TheoryofEverything

By Angelo Muredda

Stephen Hawking falls in love, gets disabled, and becomes the world’s best-selling cosmologist in James Marsh’s mostly undistinguished The Theory of Everything, the sort of cautious, unoffending profile that tends to arrive in swarms this time of year. For what it’s worth, Eddie Redmayne is fine as the young Cambridge scholar with the big grin and the bigger glasses, locating an insouciant charm in Hawking’s lazy doctoral years in the mid-1960s, when he met his first wife (and doctor in medieval Spanish literature in her own right) Jane Wilde and first thought his big thoughts about black holes, just before he was diagnosed with motor neurone disease. It’s the narrative around him, ticking off virtually every biopic box about genius, academia, and illness in breathtaking succession—including, most egregiously, faux-grainy home movies to note elapsed time—that leaves him stranded with little to play but the man’s physical tics and inner nobility.
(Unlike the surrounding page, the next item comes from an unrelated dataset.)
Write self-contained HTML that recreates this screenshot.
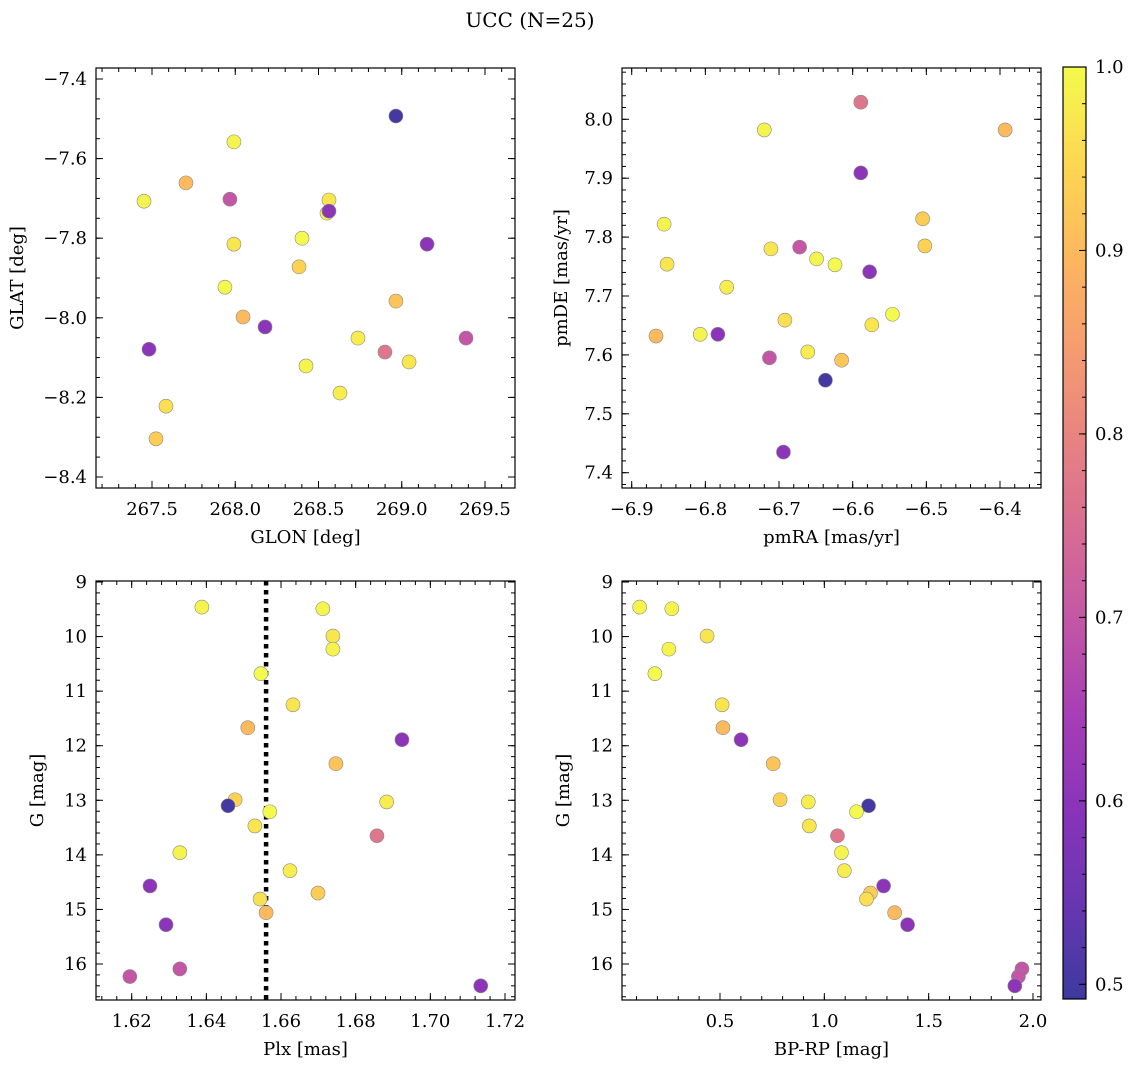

Given Marsh’s placid approach, it’s perhaps to the credit of Wilde’s source memoir that the film is as strange as it is about the romantic and sexual mechanics of Stephen and Jane’s relationship. Its digressions into Jane’s special, maybe sexual friendship with a widowed choir leader and Stephen’s growing attachment to his earthier live-in nurse (his second wife, we guess) are odd fodder for a true-love story. For all his formal timidity, Marsh is also on the whole surprisingly progressive about disability, framing Stephen’s technological accoutrements as prosthetic extensions of his person rather than undignified baggage. Too bad, then, about the film’s utterly standard progression, its insistence on tracing Hawking’s ascension to the height of pop science, as if becoming a windbag lecturer on Big Ideas is all a great mind—and his partner—could ask for in life.